Für seine Anhänger sind die verbalen Patzer des Vizepräsidenten oft Begleiterscheinung der in den USA so geschätzten Politik der offenen Worte. Doch diesmal ging der Schaden über kurzlebige Negativschlagzeilen für das Weiße Haus hinaus.

Der Grund: Er hatte sie beschuldigt, Al-Qaida-Ableger in Syrien zu bewaffnen und zu finanzieren. Am Wochenende telefonierte der Vizepräsident mit führenden Politikern der Türkei und der Vereinigten Arabischen Emirate, am Dienstag auch noch mit dem saudi-arabischen Außenminister, um seine Aussagen "zu erklären", wie sein Büro mitteilte. Es waren nicht die einzigen Ausrutscher, die sich der Vize in den vergangenen Wochen leistete.

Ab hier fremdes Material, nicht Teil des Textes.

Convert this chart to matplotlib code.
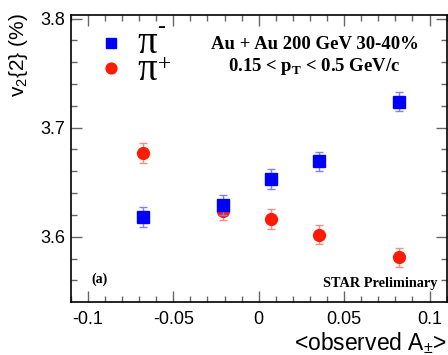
import matplotlib
matplotlib.use("Agg")
import matplotlib.pyplot as plt
from matplotlib.ticker import MultipleLocator

# pi- (blue squares)
x_minus = [-0.068, -0.021, 0.007, 0.035, 0.082]
v2_minus = [3.618, 3.629, 3.653, 3.669, 3.724]
err_minus = [0.009, 0.009, 0.009, 0.009, 0.009]

# pi+ (red circles)
x_plus = [-0.068, -0.021, 0.007, 0.035, 0.082]
v2_plus = [3.677, 3.624, 3.616, 3.602, 3.581]
err_plus = [0.009, 0.009, 0.009, 0.009, 0.009]

xticks = [-0.1, -0.05, 0, 0.05, 0.1]
xtick_labels = ["-0.1", "-0.05", "0", "0.05", "0.1"]
yticks = [3.6, 3.7, 3.8]
ytick_labels = ["3.6", "3.7", "3.8"]

sans = "Liberation Sans"
serif = "Liberation Serif"
plt.rcParams["mathtext.fontset"] = "custom"
plt.rcParams["mathtext.rm"] = serif
plt.rcParams["mathtext.bf"] = serif + ":bold"
plt.rcParams["mathtext.sf"] = sans

fig = plt.figure(figsize=(4.48, 3.55), dpi=100)
ax = fig.add_axes([0.158, 0.150, 0.839, 0.808])

ax.errorbar(x_minus, v2_minus, yerr=err_minus, fmt="s", color="#0000ff",
            ms=8, ecolor="#7f7fff", elinewidth=1.0, capsize=3, zorder=3)
ax.errorbar(x_plus, v2_plus, yerr=err_plus, fmt="o", color="#ff1a00",
            ms=8.5, ecolor="#ff8a80", elinewidth=1.0, capsize=3, zorder=2)

ax.set_xlim(-0.11, 0.11)
ax.set_ylim(3.5404, 3.8034)
ax.xaxis.set_minor_locator(MultipleLocator(0.01))
ax.yaxis.set_minor_locator(MultipleLocator(0.02))
ax.set_xticks(xticks)
ax.set_xticklabels(xtick_labels)
ax.set_yticks(yticks)
ax.set_yticklabels(ytick_labels)
ax.tick_params(which="both", direction="in", top=True, right=True,
               color="0.4", width=1.0)
ax.tick_params(which="major", length=8, labelsize=13)
ax.tick_params(axis="x", which="major", pad=7)
ax.tick_params(axis="y", which="major", pad=4)
ax.tick_params(which="minor", length=4.5)
for lbl in ax.get_xticklabels() + ax.get_yticklabels():
    lbl.set_family(sans)
for sp in ax.spines.values():
    sp.set_linewidth(1.2)

ax.set_ylabel(r"v$_\mathsf{2}${2} (%)", fontsize=15, family=sans, loc="top")
ax.yaxis.set_label_coords(-0.108, 1.005)
ax.set_xlabel(r"<observed A$_\mathsf{\pm}$>", fontsize=16.5, family=sans,
              loc="right", labelpad=1)

# legend drawn by hand
ax.plot([-0.0866], [3.7777], "s", color="#0000ff", ms=7.2, clip_on=False)
ax.plot([-0.0866], [3.7548], "o", color="#ff1a00", ms=7.8, clip_on=False)
ax.text(-0.0712, 3.7685, "π", fontsize=28, family=serif, ha="left",
        va="baseline")
ax.text(-0.0712, 3.7438, "π", fontsize=28, family=serif, ha="left",
        va="baseline")
ax.text(-0.0572, 3.7915, "-", fontsize=17, family=serif, ha="center",
        va="center")
ax.text(-0.0549, 3.758, "+", fontsize=17, family=serif, ha="center",
        va="center")

ax.text(0.0327, 3.772, "Au + Au 200 GeV 30-40%", fontsize=13.5,
        family=serif, weight="bold", ha="center", va="baseline")
ax.text(0.0327, 3.7523, r"0.15 < p$_\mathbf{T}$ < 0.5 GeV/c",
        fontsize=13.5, family=serif, weight="bold", ha="center",
        va="baseline")
ax.text(-0.0981, 3.5582, "(a)", fontsize=10, family=serif, weight="bold",
        ha="left", va="baseline")
ax.text(0.1046, 3.5538, "STAR Preliminary", fontsize=10.3, family=serif,
        weight="bold", ha="right", va="baseline")

fig.savefig("out.png", dpi=100)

Bidens Kommentare bedrohten nicht nur die zerbrechliche Koalition von Präsident Barack Obama, sie drängten auch das Weiße Haus in die Defensive, das sich gezwungen sah, den Schaden wieder gutzumachen, ohne seine Behauptungen direkt zu entkräften.

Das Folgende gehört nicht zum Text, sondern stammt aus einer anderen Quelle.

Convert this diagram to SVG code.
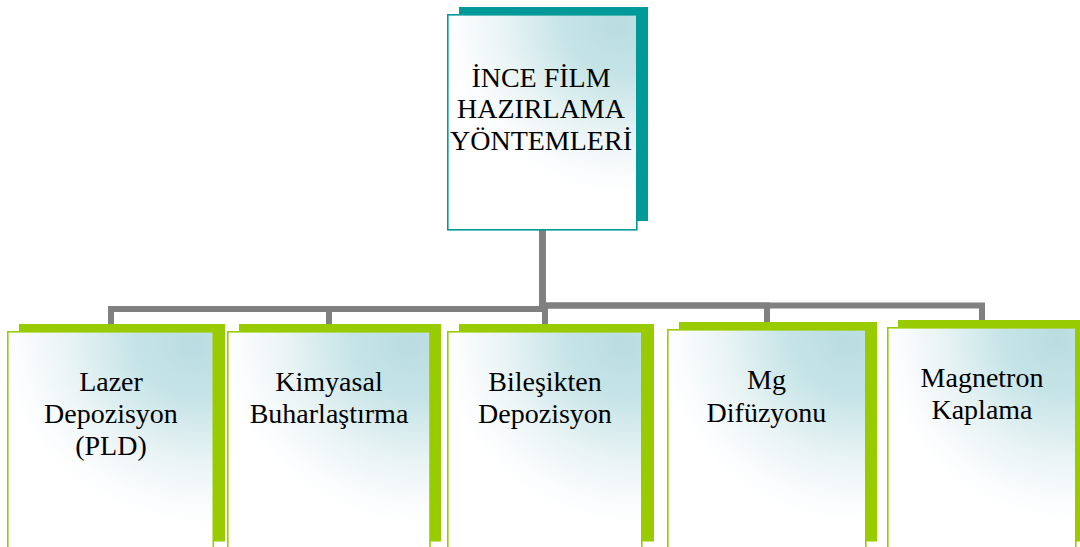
<svg xmlns="http://www.w3.org/2000/svg" width="1080" height="547" viewBox="0 0 1080 547">
<defs>
<radialGradient id="g" cx="1" cy="0" r="1" fx="0.9" fy="0.06" gradientTransform="translate(1 0) scale(1.05 0.85) translate(-1 0)">
<stop offset="0" stop-color="#BADDE1"/>
<stop offset="0.3" stop-color="#C6E4E7"/>
<stop offset="0.65" stop-color="#EAF4F5"/>
<stop offset="0.88" stop-color="#FAFCFD"/>
<stop offset="1" stop-color="#FFFFFF"/>
</radialGradient>
</defs>
<style>
.sh-t{fill:#009999}
.sh-g{fill:#99CC00}
.bx-t{fill:url(#g);stroke:#009999;stroke-width:1.6}
.bx-g{fill:url(#g);stroke:#99CC00;stroke-width:1.6}
.lbl{font-family:"Liberation Serif","Times New Roman",serif;font-size:28px;fill:#000;text-anchor:middle}
.con{fill:none;stroke:#808080;stroke-width:6;stroke-linejoin:miter}
</style>
<rect width="1080" height="547" fill="#FFFFFF"/>
<g id="connectors">
<path class="con" d="M542.5 229 V309 H111 V325"/>
<path class="con" d="M542.5 229 V309 H329 V325"/>
<path class="con" d="M542.5 229 V309 H545 V325"/>
<path class="con" d="M542.5 229 V305.5 H767 V323"/>
<path class="con" d="M542.5 229 V305.5 H982 V321"/>
</g>
<g id="root">
<rect class="sh-t" x="459" y="7" width="189" height="214"/>
<rect class="bx-t" x="447.8" y="14.8" width="189" height="215"/>
<text class="lbl" x="541" y="86.5">İNCE FİLM</text>
<text class="lbl" x="541" y="118">HAZIRLAMA</text>
<text class="lbl" x="541" y="149.5">YÖNTEMLERİ</text>
</g>
<g id="n1">
<rect class="sh-g" x="19" y="324" width="206" height="217.5"/>
<rect class="bx-g" x="7.8" y="331.8" width="205.5" height="230"/>
<text class="lbl" x="111" y="390.7">Lazer</text>
<text class="lbl" x="111" y="422.7">Depozisyon</text>
<text class="lbl" x="111" y="455">(PLD)</text>
</g>
<g id="n2">
<rect class="sh-g" x="239" y="324" width="202" height="217.5"/>
<rect class="bx-g" x="227.8" y="331.8" width="202.2" height="230"/>
<text class="lbl" x="329" y="390.7">Kimyasal</text>
<text class="lbl" x="329" y="422.7">Buharlaştırma</text>
</g>
<g id="n3">
<rect class="sh-g" x="459" y="324" width="195" height="217.5"/>
<rect class="bx-g" x="447.8" y="331.8" width="194" height="230"/>
<text class="lbl" x="545" y="390.7">Bileşikten</text>
<text class="lbl" x="545" y="422.7">Depozisyon</text>
</g>
<g id="n4">
<rect class="sh-g" x="679" y="322" width="198" height="219.5"/>
<rect class="bx-g" x="667.8" y="329.8" width="198" height="230"/>
<text class="lbl" x="766.5" y="388.5">Mg</text>
<text class="lbl" x="766.5" y="421.5">Difüzyonu</text>
</g>
<g id="n5">
<rect class="sh-g" x="898" y="320" width="185" height="221.5"/>
<rect class="bx-g" x="887.8" y="327.8" width="188" height="230"/>
<text class="lbl" x="982" y="387.3">Magnetron</text>
<text class="lbl" x="982" y="419">Kaplama</text>
</g>
</svg>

Das Problem im jüngsten Fall: Biden sagte in der Universität von Harvard vor laufenden Fernsehkameras, was Vertreter der Obama-Regierung sonst nur hinter vorgehaltener Hand diskutieren. So wurden die politisch unkorrekten Bemerkungen nach Ankara und Abu Dhabi transportiert, wo verärgerte Staatschefs ein Fehlereingeständnis von den USA einforderten - und auch erhielten. "Der Vizepräsident hat Charakter genug, um zuzugeben, wenn er einen Fehler gemacht hat", sagte Regierungssprecher Josh Earnest.

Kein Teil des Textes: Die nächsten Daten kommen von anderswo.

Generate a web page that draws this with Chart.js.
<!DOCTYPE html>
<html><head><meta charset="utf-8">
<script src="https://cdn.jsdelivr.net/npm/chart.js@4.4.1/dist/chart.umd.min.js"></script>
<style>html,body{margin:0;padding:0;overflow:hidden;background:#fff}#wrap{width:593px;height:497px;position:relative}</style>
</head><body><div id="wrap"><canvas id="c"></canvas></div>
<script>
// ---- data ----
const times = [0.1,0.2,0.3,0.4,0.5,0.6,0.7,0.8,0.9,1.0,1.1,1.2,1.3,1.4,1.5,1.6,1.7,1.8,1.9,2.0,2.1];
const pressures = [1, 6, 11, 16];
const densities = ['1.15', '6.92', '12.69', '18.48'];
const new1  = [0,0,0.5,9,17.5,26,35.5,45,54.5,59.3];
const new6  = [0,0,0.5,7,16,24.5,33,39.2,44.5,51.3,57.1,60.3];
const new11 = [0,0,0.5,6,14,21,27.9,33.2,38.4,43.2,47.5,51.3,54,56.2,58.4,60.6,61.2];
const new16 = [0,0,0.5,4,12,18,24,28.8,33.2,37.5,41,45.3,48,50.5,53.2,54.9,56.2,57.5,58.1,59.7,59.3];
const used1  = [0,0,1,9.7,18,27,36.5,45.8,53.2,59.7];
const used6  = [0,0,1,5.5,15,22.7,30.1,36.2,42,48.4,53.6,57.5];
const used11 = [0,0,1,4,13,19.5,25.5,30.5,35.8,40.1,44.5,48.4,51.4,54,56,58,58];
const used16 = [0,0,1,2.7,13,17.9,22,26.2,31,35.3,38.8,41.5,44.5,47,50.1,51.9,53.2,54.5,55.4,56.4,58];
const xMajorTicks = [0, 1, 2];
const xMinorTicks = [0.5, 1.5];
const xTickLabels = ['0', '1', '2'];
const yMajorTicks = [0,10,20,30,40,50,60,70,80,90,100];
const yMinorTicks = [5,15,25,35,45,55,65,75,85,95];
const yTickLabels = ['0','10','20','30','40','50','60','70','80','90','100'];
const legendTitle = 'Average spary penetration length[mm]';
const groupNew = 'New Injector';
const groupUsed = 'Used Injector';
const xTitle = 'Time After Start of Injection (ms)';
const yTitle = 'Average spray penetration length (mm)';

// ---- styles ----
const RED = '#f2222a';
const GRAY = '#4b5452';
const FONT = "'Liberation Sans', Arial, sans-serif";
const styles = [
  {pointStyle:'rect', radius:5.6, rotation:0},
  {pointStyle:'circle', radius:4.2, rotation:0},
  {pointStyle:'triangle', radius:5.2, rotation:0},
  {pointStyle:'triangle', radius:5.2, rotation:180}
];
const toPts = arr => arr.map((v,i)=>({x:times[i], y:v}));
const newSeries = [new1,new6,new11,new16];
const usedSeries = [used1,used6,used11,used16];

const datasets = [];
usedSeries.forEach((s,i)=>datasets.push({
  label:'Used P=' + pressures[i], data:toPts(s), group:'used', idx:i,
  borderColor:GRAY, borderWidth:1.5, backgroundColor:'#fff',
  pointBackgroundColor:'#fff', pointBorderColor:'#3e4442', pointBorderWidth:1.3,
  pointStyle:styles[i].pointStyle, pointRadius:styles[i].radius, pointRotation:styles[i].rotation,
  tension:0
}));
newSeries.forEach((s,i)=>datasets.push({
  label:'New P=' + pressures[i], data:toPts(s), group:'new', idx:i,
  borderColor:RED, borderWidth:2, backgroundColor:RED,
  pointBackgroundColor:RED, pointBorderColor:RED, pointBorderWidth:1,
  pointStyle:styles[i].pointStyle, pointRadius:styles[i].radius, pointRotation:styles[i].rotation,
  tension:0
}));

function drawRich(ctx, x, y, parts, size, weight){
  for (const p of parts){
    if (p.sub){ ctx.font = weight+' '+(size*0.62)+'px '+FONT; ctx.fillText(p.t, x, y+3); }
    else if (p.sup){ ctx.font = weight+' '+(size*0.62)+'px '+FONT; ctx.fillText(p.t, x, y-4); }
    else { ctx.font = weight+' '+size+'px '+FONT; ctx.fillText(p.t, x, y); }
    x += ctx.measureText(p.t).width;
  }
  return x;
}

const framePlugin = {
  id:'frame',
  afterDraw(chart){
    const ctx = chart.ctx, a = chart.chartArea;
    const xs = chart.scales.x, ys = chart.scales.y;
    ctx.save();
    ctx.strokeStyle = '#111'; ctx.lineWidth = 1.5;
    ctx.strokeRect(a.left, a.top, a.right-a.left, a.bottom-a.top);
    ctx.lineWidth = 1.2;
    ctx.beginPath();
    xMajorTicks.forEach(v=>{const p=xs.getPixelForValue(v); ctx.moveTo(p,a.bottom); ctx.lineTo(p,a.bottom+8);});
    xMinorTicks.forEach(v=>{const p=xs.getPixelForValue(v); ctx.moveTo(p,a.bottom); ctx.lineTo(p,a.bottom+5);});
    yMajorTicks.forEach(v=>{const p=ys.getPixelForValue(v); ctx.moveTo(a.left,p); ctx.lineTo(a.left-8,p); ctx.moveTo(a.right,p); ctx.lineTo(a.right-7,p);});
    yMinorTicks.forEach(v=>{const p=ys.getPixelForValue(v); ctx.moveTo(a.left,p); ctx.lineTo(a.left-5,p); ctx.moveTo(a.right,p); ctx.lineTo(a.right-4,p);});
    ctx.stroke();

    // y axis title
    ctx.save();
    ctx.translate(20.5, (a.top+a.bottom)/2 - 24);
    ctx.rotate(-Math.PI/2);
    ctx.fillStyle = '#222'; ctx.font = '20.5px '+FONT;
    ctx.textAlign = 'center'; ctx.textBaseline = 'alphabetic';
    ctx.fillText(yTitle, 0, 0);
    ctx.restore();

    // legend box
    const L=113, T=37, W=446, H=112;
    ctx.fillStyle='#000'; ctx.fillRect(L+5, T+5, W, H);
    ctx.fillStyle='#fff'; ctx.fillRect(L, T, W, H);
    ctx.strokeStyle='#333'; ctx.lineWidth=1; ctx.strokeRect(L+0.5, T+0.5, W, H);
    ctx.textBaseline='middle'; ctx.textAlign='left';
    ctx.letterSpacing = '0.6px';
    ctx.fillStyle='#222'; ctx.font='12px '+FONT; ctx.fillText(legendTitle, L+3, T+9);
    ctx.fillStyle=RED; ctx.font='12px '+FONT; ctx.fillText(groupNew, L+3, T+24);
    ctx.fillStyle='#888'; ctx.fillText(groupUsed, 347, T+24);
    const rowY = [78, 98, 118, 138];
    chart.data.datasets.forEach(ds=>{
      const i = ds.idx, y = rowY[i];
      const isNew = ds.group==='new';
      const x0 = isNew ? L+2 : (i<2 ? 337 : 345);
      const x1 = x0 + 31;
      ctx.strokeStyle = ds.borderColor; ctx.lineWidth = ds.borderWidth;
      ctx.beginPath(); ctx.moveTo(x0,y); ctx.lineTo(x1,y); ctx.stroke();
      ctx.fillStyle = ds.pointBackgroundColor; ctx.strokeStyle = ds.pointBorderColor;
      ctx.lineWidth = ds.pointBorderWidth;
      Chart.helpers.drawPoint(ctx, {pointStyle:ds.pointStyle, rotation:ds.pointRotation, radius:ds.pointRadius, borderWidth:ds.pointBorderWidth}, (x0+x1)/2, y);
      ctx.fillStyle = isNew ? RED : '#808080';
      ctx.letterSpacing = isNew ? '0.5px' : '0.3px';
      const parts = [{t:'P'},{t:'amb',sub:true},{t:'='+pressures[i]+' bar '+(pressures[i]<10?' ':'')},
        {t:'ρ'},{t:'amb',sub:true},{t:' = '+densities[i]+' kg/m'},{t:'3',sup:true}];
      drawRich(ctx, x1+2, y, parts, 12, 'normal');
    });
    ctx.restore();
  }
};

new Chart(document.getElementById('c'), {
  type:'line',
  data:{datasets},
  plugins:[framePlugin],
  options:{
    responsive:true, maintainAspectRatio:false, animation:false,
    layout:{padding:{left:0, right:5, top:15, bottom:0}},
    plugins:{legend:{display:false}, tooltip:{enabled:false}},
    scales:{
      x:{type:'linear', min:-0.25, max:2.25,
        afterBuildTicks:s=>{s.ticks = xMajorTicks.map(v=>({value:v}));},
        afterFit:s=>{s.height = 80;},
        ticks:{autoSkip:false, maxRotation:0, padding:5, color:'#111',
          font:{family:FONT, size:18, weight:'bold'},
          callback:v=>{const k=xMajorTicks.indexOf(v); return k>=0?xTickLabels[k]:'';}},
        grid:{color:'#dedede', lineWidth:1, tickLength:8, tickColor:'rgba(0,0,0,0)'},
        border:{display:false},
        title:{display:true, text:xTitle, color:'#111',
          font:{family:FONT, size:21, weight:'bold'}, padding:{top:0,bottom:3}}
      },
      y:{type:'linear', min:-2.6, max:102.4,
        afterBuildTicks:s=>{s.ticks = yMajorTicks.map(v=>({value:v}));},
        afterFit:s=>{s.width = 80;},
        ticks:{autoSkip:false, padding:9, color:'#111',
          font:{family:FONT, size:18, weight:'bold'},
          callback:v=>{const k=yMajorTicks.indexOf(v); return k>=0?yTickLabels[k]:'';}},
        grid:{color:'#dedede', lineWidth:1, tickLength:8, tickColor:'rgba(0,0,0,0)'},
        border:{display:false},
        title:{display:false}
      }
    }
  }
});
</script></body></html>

Angesichts von Bidens Ambitionen für die Präsidentschaftswahl 2016 - bei den Demokraten will er möglicherweise neben Hillary Clinton in den Ring treten - werfen seine jüngsten Missgriffe erneut die Frage auf, ob er fürs Oval Office geeignet wäre. "Wenn er Fehltritte begeht, wird er zu einer Marke", sagt der demokratische Politstratege Hank Sheinkopf. "Zwar mag er einige führende Demokraten erfolgreich hinter sich versammeln, aber seine Nominierung wird weniger wahrscheinlich, wenn er sich zum Narren macht."

Bereits im September hatte sich Biden Ärger eingehandelt. Nach einem Besuch in Iowa musste sich der Vizepräsident bei der amerikanischen Anti-Diffamierungsliga entschuldigen: Er hatte Geldverleiher, die mit US-Soldaten skrupellose Geschäfte gemacht hatten, als "Shylocks" bezeichnet - bei Shakespeare ein Begriff für einen jüdischen Wucherer. Auf derselben Reise sorgte er für Stirnrunzeln, als er Asien "den Orient" nannte. Auch musste das Weiße Haus Äußerungen Bidens richtigstellen, Washington erwäge die Entsendung von US-Bodentruppen gegen den IS.

Ehemalige Berater betonen, sie seien vor brisanten Treffen und wichtigen Reden die zuvor festgelegten Diskussionspunkte wieder und wieder mit ihm durchgegangen, und meist halte er sich perfekt ans Skript. Doch zuweilen habe er ihre Bitten, nicht abzuschweifen, mit Augenrollen quittiert - schließlich gehörte Biden jahrzehntelang dem Auswärtigen Ausschuss des Senates an und vertritt entschieden eine eigene Meinung.

Bidens Fans betonen, seine Offenheit trage in der übermäßig korrekten US-Politlandschaft zu seiner Beliebtheit bei. "Je mehr die Leute über ihn wissen, umso mehr schätzen sie, dass er sagt, was er denkt", sagt der ehemalige Senator Ted Kaufman, Demokrat, langjähriger Vertrauter und politischer Berater Bidens. "Ich denke, das kommt ihm bei ausländischen Führern auf der ganzen Welt zugute."

Seine Kritiker geben zu bedenken, diese kleineren Eskapaden seien nichts im Vergleich zu dem Schaden, den Biden im Oval Office anrichten könnte. Sollte er 2016 seinen dritten Anlauf wagen, so müssten sich die Wähler genau überlegen, ob sie einen solch Unberechenbaren im höchsten Staatsamt wollen.